I change zgrid*0 + 100 to zgrid, the code run ok

#2, how you produce the graph with colors

Thank you so much

m=persp(xgrid,ygrid,zgrid*0+100,theta=30, phi=30, col=”white”,zlim=c(-.5,.5),

ticktype=”detailed”,xlab=””,ylab=””,zlab=””)

pt=trans3d(df$x1,df$x2,df$y,m)

v_col=c(rgb(1,0,0,(20:0)/20),rgb(0,0,1,(0:20)/20))

points(pt$x,pt$y,cex=.7,col=v_col[round(df$y*40)+20])

It works. Thank you so much, Author.

I learn a lot from your post

nice post. I’ve always felt that if you needed to leave the linear world for something better, you should at least test your assumptions and look mote closely at the interactions, which are often artificial and optimized

@Arthur

Good point…it was a poor wording choice on my behalf. I’ve also done bootsraped regression and relative variable importance is really valuable in those cases also.

Great post! It would be interesting to see when randomly hold out some observations, how well these different models predict that holdout sample.

yes, that would be the second step (I was discussing that issue on twitter yesterday, actually)

Great post, Arthur! My question is: what about ease of interpretation? Whereas your GAM models seems to achieve results that are as good as those obtained with randomforests, how can we interpret them? Social scientists are usually more worried about being able to interpret coefficients and estimations than having high predictive accuracy. Is there any way to solve that, or when it comes to interpretation both GAM and randomforests are more or less the same (black boxes)?

Thanks! 🙂

@Danillo, most ML techniques have a way to assess variable importance.
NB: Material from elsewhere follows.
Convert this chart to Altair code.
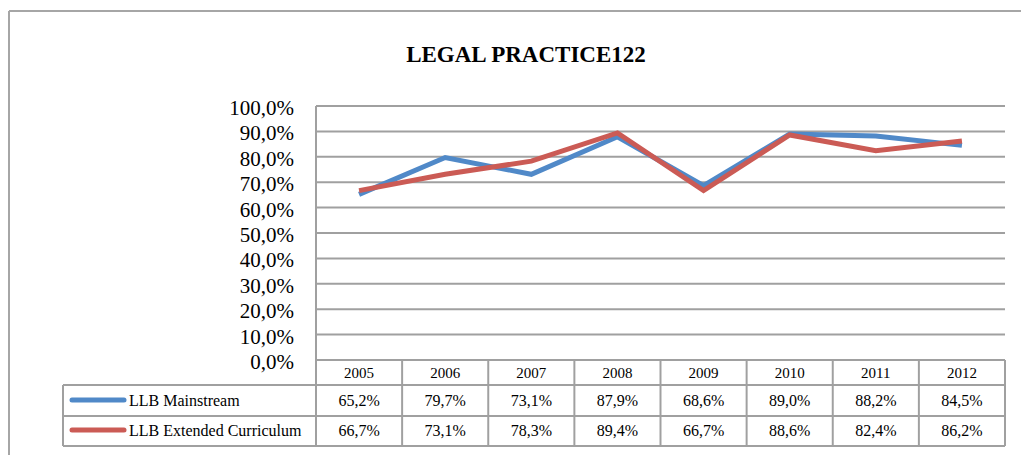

It’s very different from traditional regression coefficients, but they can be utilized to assess which predictors most influenced the variance in the response variable.
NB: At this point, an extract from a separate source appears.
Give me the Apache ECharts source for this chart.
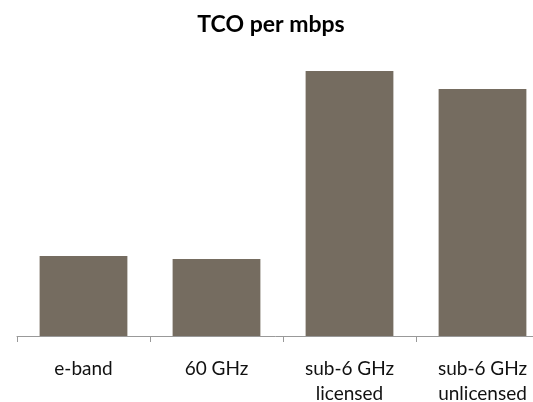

I have to admit that I like this idea of variable importance…. But actually, using bootstrap and regression, it is also possible…. I do not see why it should be called ML techniques…. Using bootstrap is natural for me, as an econometrician (who like nonparametric statistics)

Thanks a lot for your replies, @Arthur and @Abraham. Do you guys have any particular suggestion on variable importance? I’m interested in the topic but know nothing about it. Thanks again!

There are a lot of variable importance measures. You can find a good overview here:

http://berndbischl.github.io/mlr/tutorial/html/filter_methods/index.html

Mutual Information (information.gain in FSelector package) is a very common one.